Si el terrorismo yihadista es una guerra, hemos de convenir que no es convencional, luego no se puede combatir a la manera tradicional. La inmigración tiene sus causas: cubre el hueco laboral abandonado por los nacionales. Ya no trabajamos la tierra por sueldos de miseria, desdeñamos el servicio doméstico para limpiar casas burguesas o cuidar de los ancianos enfermos. Empero el flujo inmigrante aumenta la demanda de trabajo que favorece a nuestras empresas la devaluación de los salarios y aumenta su beneficio neto. Se agolpa ante nuestras fronteras y al abrir la puerta de su ansiada tierra de promisión, permitimos que se hacine en suburbios, arrabales, barrios marginales convertidos en auténticos guetos, impermeables a nuestra sociedad presuntuosa.

Hablamos de convivencia de tres culturas, de sociedad multicultural y pluricultural distinguiendo matices que sorprenden a los Académicos de la Lengua. Confiamos en los valores superiores de nuestra civilización que se impondrán merced a una suerte de arte mágico e ilusorio. En nuestro fuero interno suena el eco de Horacio: «Graecia capta ferum victorem cepit», la Grecia conquistada conquistó al bárbaro conquistador. Nada más lejos de la realidad. Una imperceptible inundación ha cruzado el limes fronterizo y se asienta en nuestro suelo. Los hijos de los inmigrantes tendrán mañana nacionalidad española y ciudadanía europea. Recordemos el derrumbe del Imperio Romano porque estuvo precedido de la lenta invasión de los bárbaros, que terminaron formando ejércitos bajo los estandartes de las águilas del SPQR.

La sociedad más primitiva es la más presta para la guerra. Pongámonos en situación: vinieron con una esperanza y se encuentran reducidos en un espacio clausurado y paupérrimo, caldo de cultivo de los nuevos inquisidores, de los clérigos fanáticos. Basta con mostrarles un fuego fatuo que ilumine sus mentes, alentadas con ser gratas a los ojos de Alá. Los más jóvenes, los que no se han arraigado, los más vulnerables, percibirán infundido en su pecho un sentido sublime de su mísera existencia. Se inmolarán por un imposible paraíso, pues no es yihad el terrorismo. No hay guerra santa, sino burdo asesinato.

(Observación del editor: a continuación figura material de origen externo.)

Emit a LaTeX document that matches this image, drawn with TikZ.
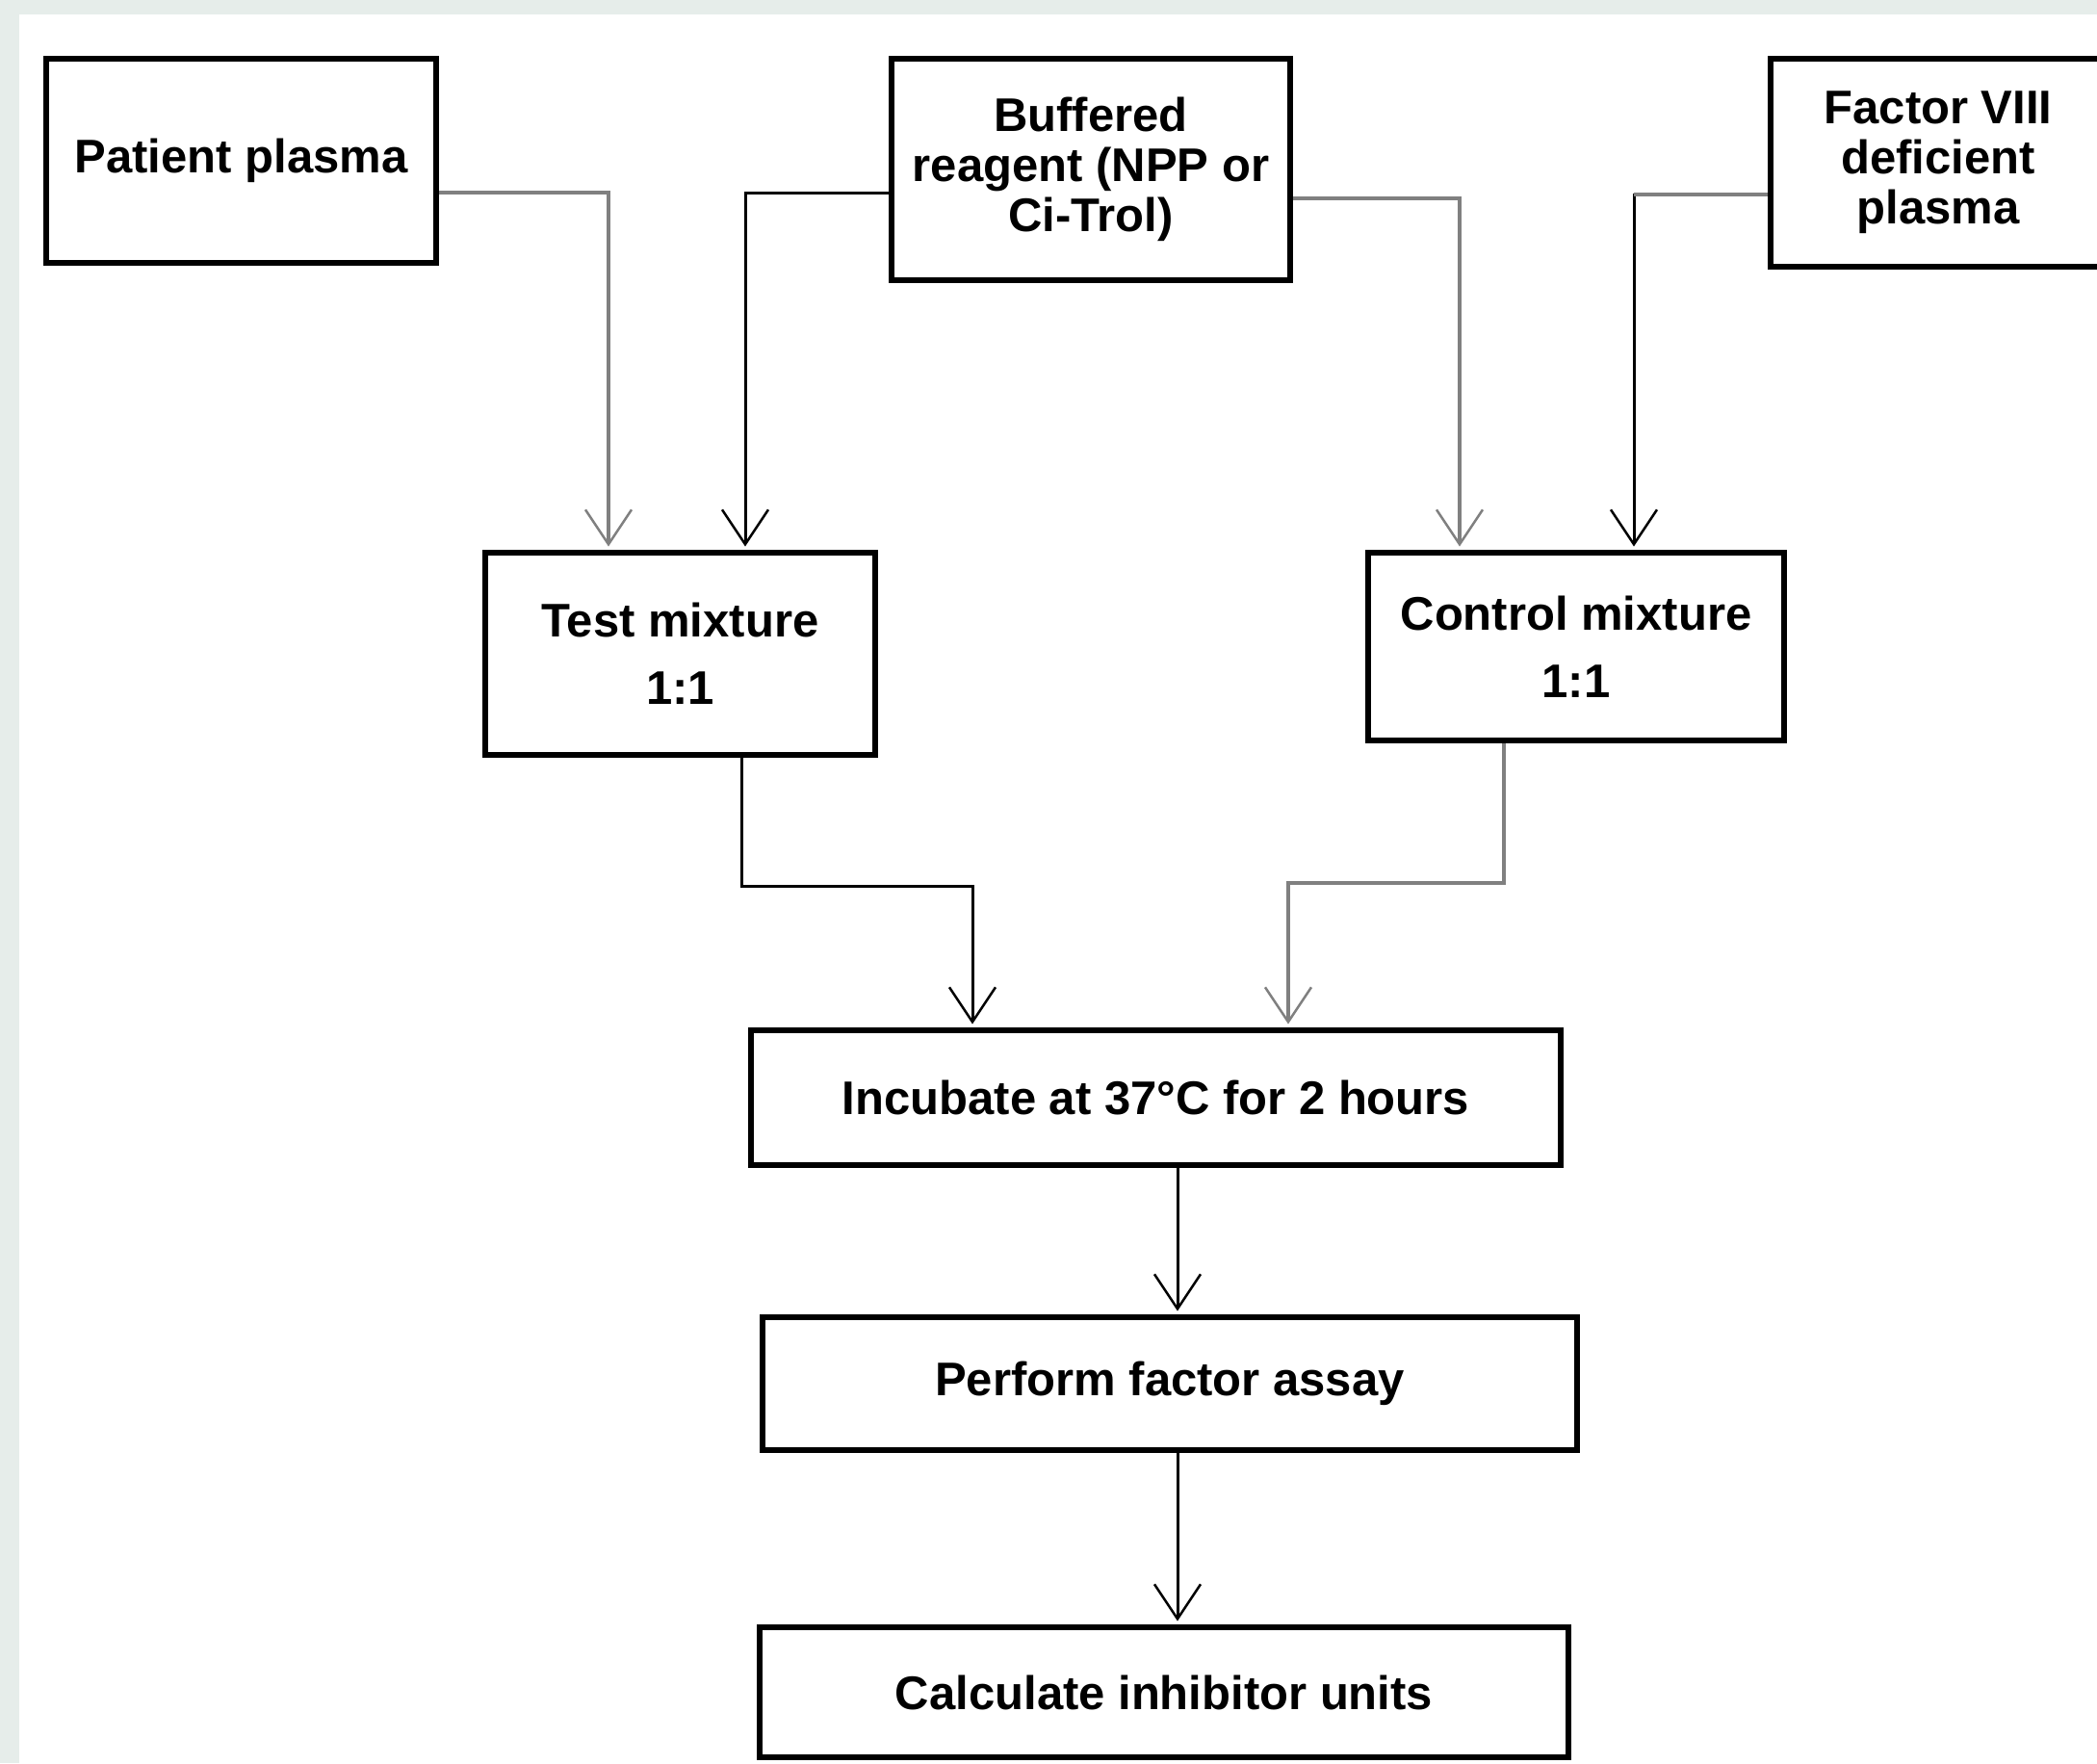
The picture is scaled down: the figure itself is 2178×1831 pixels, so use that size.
\documentclass[tikz,border=0pt]{standalone}
\usepackage{fontspec}
\setmainfont{Liberation Sans}
\usetikzlibrary{arrows.meta}
\definecolor{band}{RGB}{230,237,234}
\definecolor{lgray}{RGB}{128,128,128}
\begin{document}
\begin{tikzpicture}[x=0.5pt,y=-0.5pt,
  box/.style={draw=black, line width=3.25pt, inner sep=0pt, align=center,
    font=\fontsize{24.5pt}{26pt}\selectfont\bfseries, fill=white},
  conn/.style={-{Straight Barb[length=18pt,width=24pt,line width=1.25pt]}, shorten >=1.6pt},
  gconn/.style={conn, draw=lgray, line width=1.75pt},
  bconn/.style={conn, draw=black, line width=1.5pt},
  gline/.style={draw=lgray, line width=1.75pt}]
\fill[band] (0,0) rectangle (2178,1831);
\fill[white] (20,15) rectangle (2178,1831);
\useasboundingbox (0,0) rectangle (2178,1831);

\node[box, minimum width=202.5pt, minimum height=106pt] (pp) at (250.5,167) {Patient plasma};
\node[box, minimum width=207pt, minimum height=115pt] (br) at (1133,176) {Buffered\\reagent (NPP or\\Ci-Trol)};
\node[box, minimum width=174pt, minimum height=108pt] (f8) at (2013,169) {Factor VIII\\deficient\\plasma};
\node[box, minimum width=202.5pt, minimum height=105pt] (tm) at (706.5,679) {Test mixture\\[9pt]1:1};
\node[box, minimum width=216pt, minimum height=97.5pt] (cm) at (1637,671.5) {Control mixture\\[9pt]1:1};
\node[box, minimum width=420.5pt, minimum height=70pt] (inc) at (1200.5,1140) {Incubate at 37°C for 2 hours};
\node[box, minimum width=423pt, minimum height=69pt] (perf) at (1215,1437) {Perform factor assay};
\node[box, minimum width=420pt, minimum height=67.5pt] (calc) at (1209,1757.5) {Calculate inhibitor units};

\coordinate (ya) at (0,200);
\coordinate (yb) at (0,206);
\coordinate (yc) at (0,202);
\coordinate (yd) at (0,920);
\coordinate (ye) at (0,917);
\coordinate (xa) at (632,0);
\coordinate (xb) at (774,0);
\coordinate (xc) at (1516,0);
\coordinate (xd) at (1697,0);
\coordinate (xe) at (770,0);
\coordinate (xf) at (1010,0);
\coordinate (xg) at (1562,0);
\coordinate (xh) at (1338,0);
\coordinate (xi) at (1223,0);

\draw[gconn] (pp.east |- ya) -| (xa |- tm.north);
\draw[bconn] (br.west |- ya) -| (xb |- tm.north);
\draw[gconn] (br.east |- yb) -| (xc |- cm.north);
\draw[bconn] (f8.west |- yc) -| (xd |- cm.north);
\draw[gline] (f8.west |- yc) -- (xd |- yc);
\draw[bconn] (xe |- tm.south) |- (xf |- yd) -- (xf |- inc.north);
\draw[gconn] (xg |- cm.south) |- (xh |- ye) -- (xh |- inc.north);
\draw[bconn] (xi |- inc.south) -- (xi |- perf.north);
\draw[bconn] (xi |- perf.south) -- (xi |- calc.north);
\end{tikzpicture}
\end{document}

Mientras tanto, ¿qué hicimos nosotros? No controlamos la inmigración laboral mediante agencias de contratación en origen. No impedimos la formación de guetos marginales. Incluso favorecimos su ocio con subvenciones para paliar el abandono. Permitimos la construcción de mezquitas sin controlar el fanatismo que en algunas se predica. Olvidamos nuestra Historia y aquella cruzada de Pedro el Ermitaño, encabezando una multitud miserable arracimada que sucumbió exterminada en la lejana Anatolia. La depauperización de los inmigrantes es caldo de cultivo de la violencia, pues sólo produce más desarraigo.

El deber es ahora tratar con los musulmanes que odian la violencia tanto como nosotros, alentar su implicación en nuestra sociedad, hacer valer nuestros derechos civiles conquistados. También dejarnos de milongas, de estúpidas banderías, formar un cuerpo de policía federal con competencias que superen los ineptos gobiernos ombliguistas.

El sueño de la razón produce monstruos, el desencanto de la democracia produce fascismo y el fracaso de la sociedad capitalista es el lumpen, el suburbio y la delincuencia. La religión puede ser el opio del pueblo porque lo adormece y resigna a su injusto destino terrenal. Mas también puede ser el hachís, la droga que vuelve fanáticos a los fieles de Hassan Al Sabbah, el perverso Viejo de la Montaña, líder de la secta ´hashsh ashin´, los asesinos.